This morning I hung washing out in the garden in the sunshine. It’s not what you would call summer-warm but it’s not cold either and there is enough wind to blow stuff dry. Or so I thought. Within five minutes the rain was lashing down. Well, I wasn’t going out in that to get the washing in again! Another five minutes and the sunshine was back. So the washing can stay where it is. My daughter really dislikes washing that has been rained on. It smells of wet dog, she tells me. I think she exaggerates. If the worst comes to the worst, that load of washing can simply go back in the washing machine for a freshen-up rinse.
But how does the weather chop and change so quickly. April is supposed to be the month for showers and here we are in the second week of May, with both March winds AND April showers. Crazy!
I am reading Rebecca West’s novel “The Fountain Overflows”. We must have bought this copy from a second hand bookshop as there is a price of £2.50 pencilled in on the inside of the cover. I have no memory of reading it before. Maybe it has simply sat on the shelf for years, waiting to to be discovered.
Set in the start of the 20th century, it tells the story of a family of what I suppose should be described as genteel poor. The father is the disgraced, disowned son of an Irish landowning family - relatives who occasionally, rather grudgingly help them through crises because said father is charming, talented, totally improvident and, whenever things pick up and he should earn enough to provide for his family, does odd things such as speculate foolishly on the stock exchange. The mother, eccentric, artistic, musical, keeps the family going, hand to mouth, insisting that her daughters will have a musical future. But not her eldest daughter who plays the violin, brilliantly according to the music teacher at school, and badly, without feeling, without soul, according to her mother. Cue a bit of mother-daughter conflict, not to mention a bit of sibling rivalry. The whole thing is told by one of the younger daughters: a child’s eye view of life!

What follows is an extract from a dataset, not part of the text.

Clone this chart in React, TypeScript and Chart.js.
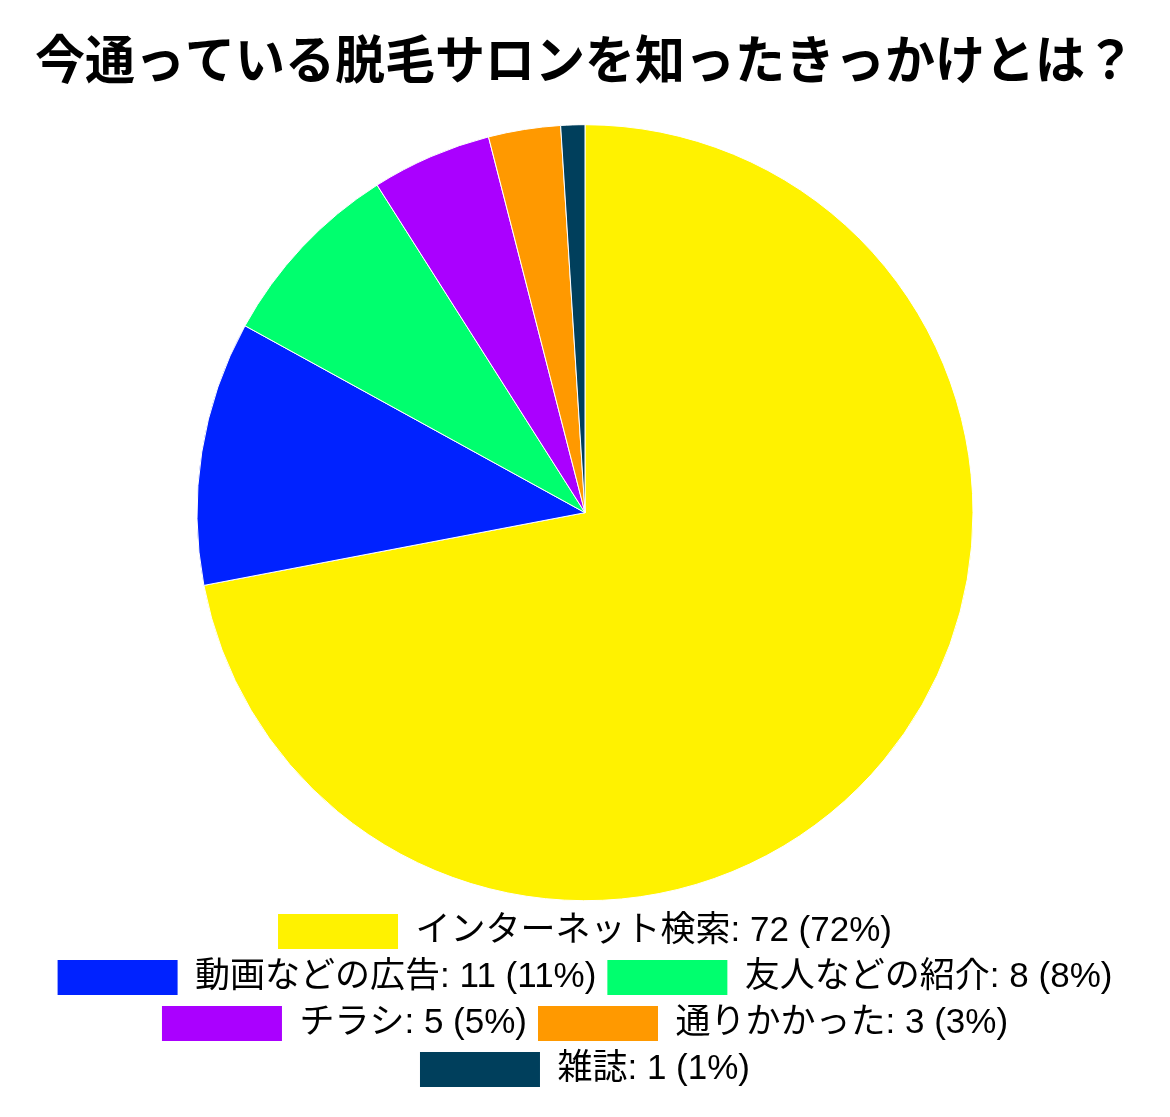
import { useEffect, useRef } from 'react';
import Chart from 'chart.js/auto';

const categories = ['インターネット検索', '動画などの広告', '友人などの紹介', 'チラシ', '通りかかった', '雑誌'];
const counts = [72, 11, 8, 5, 3, 1];
const colors = ['#FFF200', '#0022FF', '#00FF6E', '#AA00FF', '#FF9900', '#003F5C'];

const FONT = '"Liberation Sans", "Noto Sans CJK JP", sans-serif';
const TITLE_FONT = '"Noto Sans CJK JP", sans-serif';

export default function App() {
  const chartRef = useRef<HTMLCanvasElement>(null);
  const chartInstance = useRef<Chart | null>(null);

  useEffect(() => {
    if (!chartRef.current) return;
    const ctx = chartRef.current.getContext('2d');
    if (!ctx) return;

    if (chartInstance.current) {
      chartInstance.current.destroy();
    }

    const total = counts.reduce((a, b) => a + b, 0);

    chartInstance.current = new Chart(ctx, {
      type: 'pie',
      data: {
        labels: categories,
        datasets: [{
          data: counts,
          backgroundColor: colors,
          borderColor: '#ffffff',
          borderWidth: 1,
          radius: 388
        }]
      },
      options: {
        responsive: true,
        maintainAspectRatio: false,
        animation: false,
        layout: {
          padding: { left: 35, right: 35, top: 0, bottom: 20 }
        },
        plugins: {
          title: {
            display: true,
            text: '今通っている脱毛サロンを知ったきっかけとは？',
            color: '#000000',
            font: { family: TITLE_FONT, size: 52, weight: 'bold' },
            padding: { top: 28, bottom: 32 }
          },
          legend: {
            position: 'bottom',
            labels: {
              boxWidth: 120,
              boxHeight: 35,
              padding: 11,
              color: '#000000',
              font: { family: FONT, size: 35 },
              generateLabels: (chart) => {
                const base = Chart.overrides.pie.plugins.legend.labels.generateLabels(chart);
                return base.map((item, i) => ({
                  ...item,
                  text: `${categories[i]}: ${counts[i]} (${Math.round((counts[i] / total) * 100)}%)`,
                  lineWidth: 0
                }));
              }
            }
          },
          tooltip: { enabled: false }
        }
      }
    });

    return () => {
      if (chartInstance.current) {
        chartInstance.current.destroy();
        chartInstance.current = null;
      }
    };
  }, []);

  return (
    <div style={{ position: 'absolute', left: 0, top: 0, width: 1170, height: 1117, background: '#ffffff' }}>
      <canvas ref={chartRef}></canvas>
    </div>
  );
}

Much is made of their poverty, and the mother’s perceived inability to explain their true situation to the father. Their home is shabby, their clothes likewise, their furniture too, but they have a piano for the younger girls to practise on, and the older daughter has a violin. They also have a servant, a sort of maid-of-all works who lives in. It seems that the shabby genteel had servants. It was clearly the done thing, and in his case she became a sort of extension of the family. Everybody loved her. Do people have that relationship with their cleaners nowadays?
Several decades on, Laurie Lee’s family, living in a Gloucestershire village, not quite in poverty but not in great luxury, also had a piano and a violin, but no servants. In my grandmother’s house, post World War II, there was a piano and we children discovered my aunt’s violin in the cupboard under the stairs. But there was no servant. Different times!mMy grandmother may have been described by her daughter-in-law, my mother, as a “lady” kept the house herself - cleaning, cooking, general household management.
Anyway, at one point in the novel a man, hardly a gentleman by the sound of things, is described as a “masher”. No explanation is given, not even a hint of actions which lead to his being described that way, just the understanding that a “masher” is not a good or gentlemanly thing to be. So I looked it up and found this:
“Masher
A man who attempts to force his unwelcome attentions on a woman.
A woman is approached and touched by a man in an inappropriate way. She could respond by hitting him with her purse and yelling “Masher!” "
Just think, the women who have reported abuse by politicians and presidents, actors and directors, bosses and men in positions of authority of all kinds, if they had only yelled “Masher!” at the time, a whole lot of trouble could have been avoided!
Unfortunately it’s not always that simple. I recognise that but maybe now that so much past abuse has come to light fewer women will quietly accept such treatment as “bad behaviour” but will shout out about it as it happens. Different times!
Life goes on. Stay safe and well, everyone!